━━━━━ ENTRIES

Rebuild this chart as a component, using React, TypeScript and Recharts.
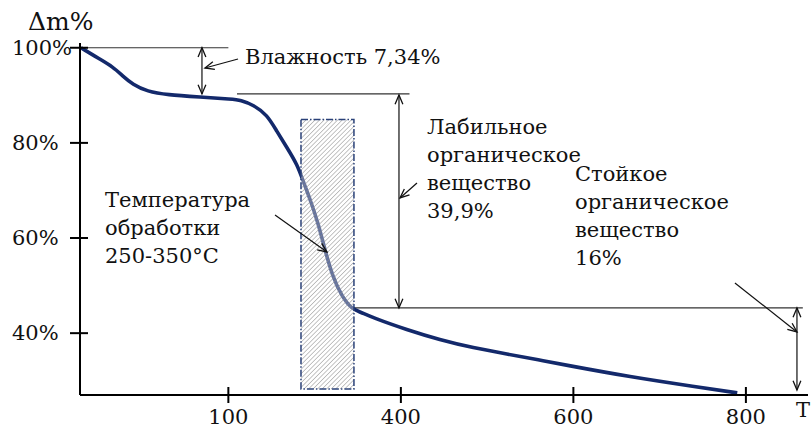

━━━━━━━━━━
━━━━━ ENTRIES

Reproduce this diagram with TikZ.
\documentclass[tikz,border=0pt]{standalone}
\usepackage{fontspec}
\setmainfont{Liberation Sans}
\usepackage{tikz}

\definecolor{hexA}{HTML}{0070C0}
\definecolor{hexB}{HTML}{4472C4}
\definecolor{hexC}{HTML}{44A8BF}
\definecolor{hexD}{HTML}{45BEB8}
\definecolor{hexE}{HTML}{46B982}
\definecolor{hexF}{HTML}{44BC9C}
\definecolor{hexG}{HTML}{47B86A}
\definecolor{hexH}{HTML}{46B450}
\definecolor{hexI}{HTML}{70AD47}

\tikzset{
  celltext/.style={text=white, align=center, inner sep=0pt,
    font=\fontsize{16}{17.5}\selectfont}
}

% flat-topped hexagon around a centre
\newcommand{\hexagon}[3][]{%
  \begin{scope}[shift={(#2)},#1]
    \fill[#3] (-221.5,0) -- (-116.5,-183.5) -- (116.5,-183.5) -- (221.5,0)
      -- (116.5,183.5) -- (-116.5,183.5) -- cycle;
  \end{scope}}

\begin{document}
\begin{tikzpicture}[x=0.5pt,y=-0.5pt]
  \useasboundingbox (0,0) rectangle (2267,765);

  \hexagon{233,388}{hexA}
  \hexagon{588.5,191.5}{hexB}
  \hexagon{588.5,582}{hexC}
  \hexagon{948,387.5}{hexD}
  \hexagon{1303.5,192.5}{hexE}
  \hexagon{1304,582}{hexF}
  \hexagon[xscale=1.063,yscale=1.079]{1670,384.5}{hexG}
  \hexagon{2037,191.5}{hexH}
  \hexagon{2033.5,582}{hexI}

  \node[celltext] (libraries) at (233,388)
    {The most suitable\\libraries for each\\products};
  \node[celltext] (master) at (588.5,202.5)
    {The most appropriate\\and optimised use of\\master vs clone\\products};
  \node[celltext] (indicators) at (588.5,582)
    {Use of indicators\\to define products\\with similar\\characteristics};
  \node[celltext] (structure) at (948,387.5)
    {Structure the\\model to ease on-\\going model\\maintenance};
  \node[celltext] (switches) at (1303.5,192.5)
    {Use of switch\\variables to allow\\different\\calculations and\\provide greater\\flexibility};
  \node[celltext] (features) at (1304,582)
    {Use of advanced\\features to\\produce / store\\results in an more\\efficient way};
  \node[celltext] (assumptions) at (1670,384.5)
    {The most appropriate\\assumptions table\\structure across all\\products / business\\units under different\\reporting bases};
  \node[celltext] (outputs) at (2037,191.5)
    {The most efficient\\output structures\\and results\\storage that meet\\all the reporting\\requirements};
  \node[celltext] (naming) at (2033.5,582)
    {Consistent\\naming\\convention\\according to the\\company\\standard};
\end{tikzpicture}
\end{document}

━━━━━━━━━━
━━━━━ ENTRIES

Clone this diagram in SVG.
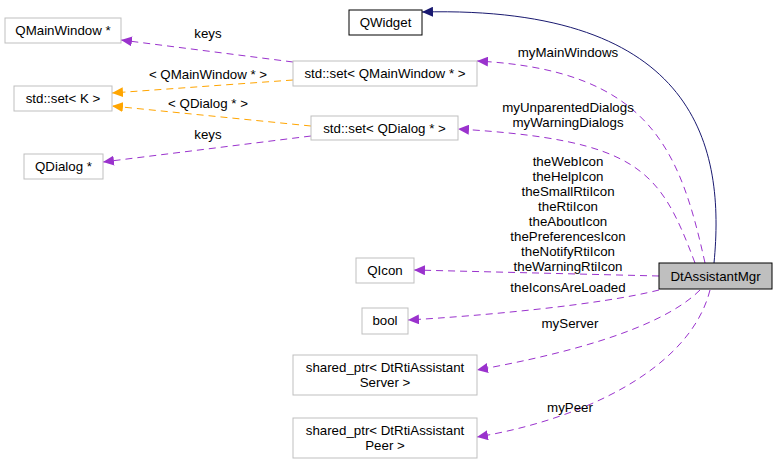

━━━━━━━━━━

*REQUIREMENT*
Gather up every line from the listing above in which the word "this" occurs.

*COMPLETED EXERCISE*
Rebuild this chart as a component, using React, TypeScript and Recharts.
Reproduce this diagram with TikZ.
Clone this diagram in SVG.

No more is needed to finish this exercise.